NASA’s decision to launch the EscaPADE twin orbiters now and hold them in an Earth–Moon L2 parking orbit until November 2026 is a deliberate answer to orbital mechanics, commercial launch schedules and the agency’s push for cheaper planetary science. The two small spacecraft were secured inside the nose cone of Blue Origin’s New Glenn at Cape Canaveral on Oct. 31 and will loop in a kidney bean–shaped orbit around the L2 point until the next Mars transfer opportunity opens.

The timing reflects the cadence of interplanetary travel: Earth–Mars transfer windows recur roughly every 26 months — about 780 days — when planetary alignment minimizes fuel cost for a heliocentric trajectory. By launching early and parking at L2, the mission can use an Earth gravity assist in November 2026 to set the probes on the energy-efficient path to Mars, rather than attempting a direct departure at launch. Mission designers describe the L2 region as operationally forgiving; as mission scientist Parker noted, it offers “a really nice radiation environment,” where the spacecraft will “stay up in a very high orbit outside of the radiation belts.”

The approach illustrates two converging trends in space policy and markets. First, NASA’s SIMPLEx (Small, Innovative Missions for Planetary Exploration) program explicitly favors lower-cost, rapid-development missions that use small spacecraft to do focused science “for pennies on the dollar.” EscaPADE is a case study: rather than absorbing the cost and schedule risk of a large, integrated flagship, the agency is leveraging smaller hardware and a commercial launcher to maintain science return within tighter budgets.

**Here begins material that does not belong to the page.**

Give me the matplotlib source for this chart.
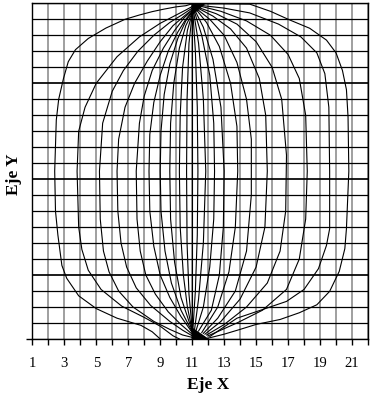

Second, the use of Blue Origin’s New Glenn underscores the growing role of private launch providers in government science missions. Commercial rockets expanding their manifest capacity gives mission planners more choices for timing and orbit insertion, which in turn enables operational strategies such as long-duration parking at Earth–Moon L2. For launch companies, carrying science payloads for NASA bolsters their market credibility and helps diversify revenue streams at a time when commercial and national security demand fluctuates.

There are trade-offs. Leaving hardware idle in a high Earth–Moon orbit for an extended period raises concerns about long-term system degradation, cumulative micrometeoroid exposure and the need to maintain spacecraft health across an extended prelude to science operations. Engineers argue that the L2 environment reduces radiation-related risks compared with traversing the Van Allen belts repeatedly, but extended idling still demands robust fault protection and communications budgets.

Strategically, EscaPADE’s blueprint signals how planetary exploration may evolve: more modular, less monolithic missions that lean on commercial partners and creative orbital tactics to achieve scientific goals with smaller budgets. For taxpayers and scientists alike, the model promises a higher cadence of missions but also places a premium on resiliency and flexible operations. As planetary windows continue to dictate when spacecraft can reach other worlds, the industry and NASA are adapting by treating space not only as a transit corridor but also as temporary real estate for staging the voyages that follow.